_DATA BLOCK_.
====================

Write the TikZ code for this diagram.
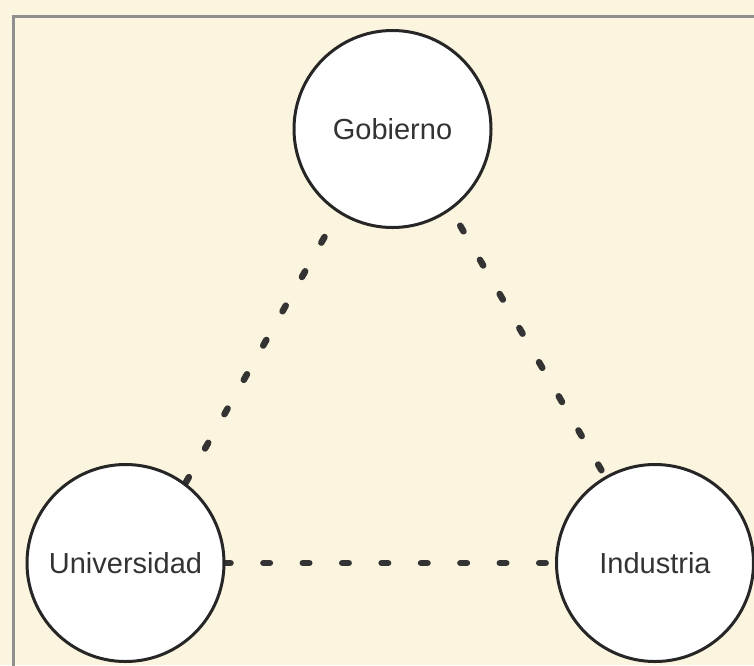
\documentclass[tikz,border=0pt]{standalone}
\usepackage{fontspec}
\setmainfont{Liberation Sans}
\pgfdeclarelayer{bgl}
\pgfdeclarelayer{edges}
\pgfsetlayers{bgl,edges,main}
\definecolor{paper}{HTML}{FBF4DE}
\definecolor{frame}{HTML}{8F8F8F}
\definecolor{ink}{HTML}{262626}
\definecolor{dashc}{HTML}{333333}
\definecolor{txt}{HTML}{333333}
\tikzset{
  actor/.style={circle, draw=ink, line width=3pt, fill=white, minimum size=197pt,
    inner sep=0pt, outer sep=0pt, font=\fontsize{29}{35}\selectfont, text=txt},
  link/.style={draw=dashc, line width=6.5pt, line cap=round,
    dash pattern=on 6.5pt off 32.9pt}
}
\begin{document}
\begin{tikzpicture}[x=1pt,y=-1pt]
\useasboundingbox (0,0) rectangle (754,665);
\begin{pgfonlayer}{bgl}
  \fill[paper] (0,0) rectangle (754,665);
  \begin{scope}
    \clip (0,0) rectangle (754,665);
    \draw[frame, line width=3pt] (13.5,700) -- (13.5,16.5) -- (800,16.5);
  \end{scope}
\end{pgfonlayer}
\node[actor] (G) at (392.5,129) {Gobierno};
\node[actor] (U) at (125.5,563) {Universidad};
\node[actor] (I) at (655,563) {Industria};
\begin{pgfonlayer}{edges}
  \draw[link, dash phase=10.25pt] (G.237.3) -- (U.53.5);
  \draw[link, dash phase=19.75pt] (G.306.1) -- (I.120);
  \draw[link, dash phase=0pt] (U) -- (I);
\end{pgfonlayer}
\end{tikzpicture}
\end{document}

====================

_WHAT THE EXERCISE ASKS_.
Make an exact copy of the whole listing, but don't bring over any pictures.

_RESULT OF THIS EXERCISE_.
Write the TikZ code for this diagram.
\documentclass[tikz,border=0pt]{standalone}
\usepackage{fontspec}
\setmainfont{Liberation Sans}
\pgfdeclarelayer{bgl}
\pgfdeclarelayer{edges}
\pgfsetlayers{bgl,edges,main}
\definecolor{paper}{HTML}{FBF4DE}
\definecolor{frame}{HTML}{8F8F8F}
\definecolor{ink}{HTML}{262626}
\definecolor{dashc}{HTML}{333333}
\definecolor{txt}{HTML}{333333}
\tikzset{
  actor/.style={circle, draw=ink, line width=3pt, fill=white, minimum size=197pt,
    inner sep=0pt, outer sep=0pt, font=\fontsize{29}{35}\selectfont, text=txt},
  link/.style={draw=dashc, line width=6.5pt, line cap=round,
    dash pattern=on 6.5pt off 32.9pt}
}
\begin{document}
\begin{tikzpicture}[x=1pt,y=-1pt]
\useasboundingbox (0,0) rectangle (754,665);
\begin{pgfonlayer}{bgl}
  \fill[paper] (0,0) rectangle (754,665);
  \begin{scope}
    \clip (0,0) rectangle (754,665);
    \draw[frame, line width=3pt] (13.5,700) -- (13.5,16.5) -- (800,16.5);
  \end{scope}
\end{pgfonlayer}
\node[actor] (G) at (392.5,129) {Gobierno};
\node[actor] (U) at (125.5,563) {Universidad};
\node[actor] (I) at (655,563) {Industria};
\begin{pgfonlayer}{edges}
  \draw[link, dash phase=10.25pt] (G.237.3) -- (U.53.5);
  \draw[link, dash phase=19.75pt] (G.306.1) -- (I.120);
  \draw[link, dash phase=0pt] (U) -- (I);
\end{pgfonlayer}
\end{tikzpicture}
\end{document}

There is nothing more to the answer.